Copy each line of the data below exactly, leaving out pictures.

═════ Recorded information

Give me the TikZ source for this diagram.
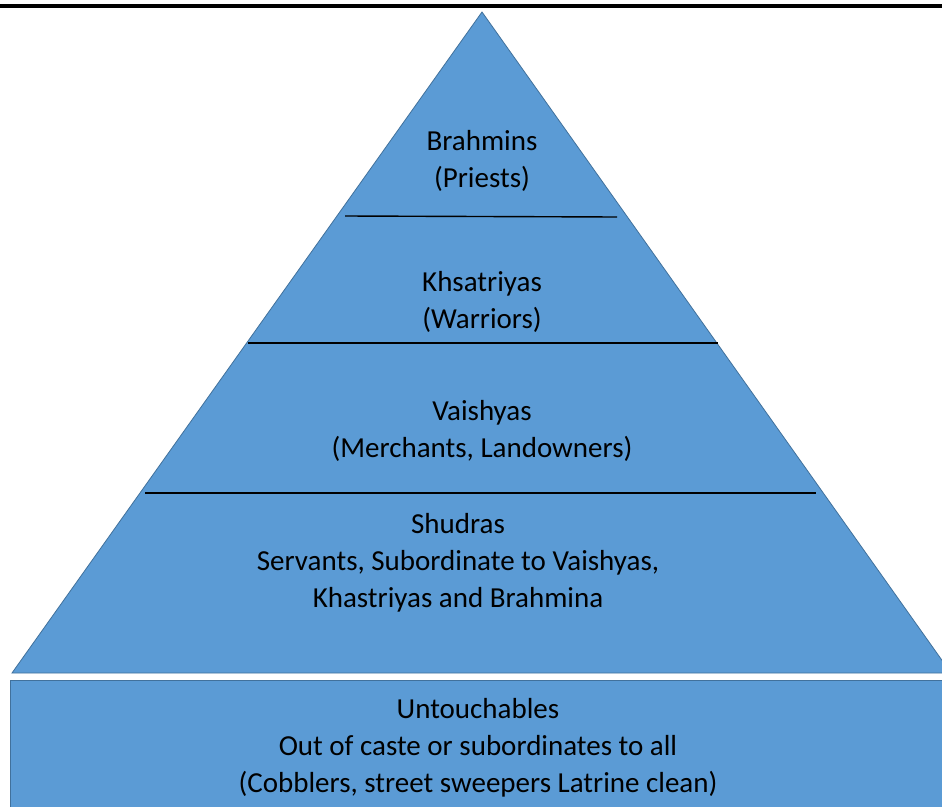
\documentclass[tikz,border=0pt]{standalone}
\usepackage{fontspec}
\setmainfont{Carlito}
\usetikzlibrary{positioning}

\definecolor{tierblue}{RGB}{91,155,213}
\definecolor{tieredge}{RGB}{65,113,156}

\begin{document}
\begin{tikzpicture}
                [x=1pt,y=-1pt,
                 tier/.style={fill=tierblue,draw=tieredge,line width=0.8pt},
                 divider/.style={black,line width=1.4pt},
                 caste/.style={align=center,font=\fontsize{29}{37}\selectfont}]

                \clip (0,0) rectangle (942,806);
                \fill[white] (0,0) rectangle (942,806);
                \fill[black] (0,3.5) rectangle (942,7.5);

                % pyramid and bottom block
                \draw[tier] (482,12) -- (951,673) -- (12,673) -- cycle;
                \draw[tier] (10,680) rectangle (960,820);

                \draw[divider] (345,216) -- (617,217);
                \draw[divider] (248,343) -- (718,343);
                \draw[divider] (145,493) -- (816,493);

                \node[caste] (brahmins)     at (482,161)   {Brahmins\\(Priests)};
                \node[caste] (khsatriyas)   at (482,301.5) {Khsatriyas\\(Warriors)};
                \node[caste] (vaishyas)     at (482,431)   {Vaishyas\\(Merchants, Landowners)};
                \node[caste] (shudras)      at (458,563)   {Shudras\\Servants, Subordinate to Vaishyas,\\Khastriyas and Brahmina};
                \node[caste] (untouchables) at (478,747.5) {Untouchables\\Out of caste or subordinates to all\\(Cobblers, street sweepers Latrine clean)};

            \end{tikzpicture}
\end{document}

══════════

▶ [Solution to the problem]:
Give me the TikZ source for this diagram.
\documentclass[tikz,border=0pt]{standalone}
\usepackage{fontspec}
\setmainfont{Carlito}
\usetikzlibrary{positioning}

\definecolor{tierblue}{RGB}{91,155,213}
\definecolor{tieredge}{RGB}{65,113,156}

\begin{document}
\begin{tikzpicture}
                [x=1pt,y=-1pt,
                 tier/.style={fill=tierblue,draw=tieredge,line width=0.8pt},
                 divider/.style={black,line width=1.4pt},
                 caste/.style={align=center,font=\fontsize{29}{37}\selectfont}]

                \clip (0,0) rectangle (942,806);
                \fill[white] (0,0) rectangle (942,806);
                \fill[black] (0,3.5) rectangle (942,7.5);

                % pyramid and bottom block
                \draw[tier] (482,12) -- (951,673) -- (12,673) -- cycle;
                \draw[tier] (10,680) rectangle (960,820);

                \draw[divider] (345,216) -- (617,217);
                \draw[divider] (248,343) -- (718,343);
                \draw[divider] (145,493) -- (816,493);

                \node[caste] (brahmins)     at (482,161)   {Brahmins\\(Priests)};
                \node[caste] (khsatriyas)   at (482,301.5) {Khsatriyas\\(Warriors)};
                \node[caste] (vaishyas)     at (482,431)   {Vaishyas\\(Merchants, Landowners)};
                \node[caste] (shudras)      at (458,563)   {Shudras\\Servants, Subordinate to Vaishyas,\\Khastriyas and Brahmina};
                \node[caste] (untouchables) at (478,747.5) {Untouchables\\Out of caste or subordinates to all\\(Cobblers, street sweepers Latrine clean)};

            \end{tikzpicture}
\end{document}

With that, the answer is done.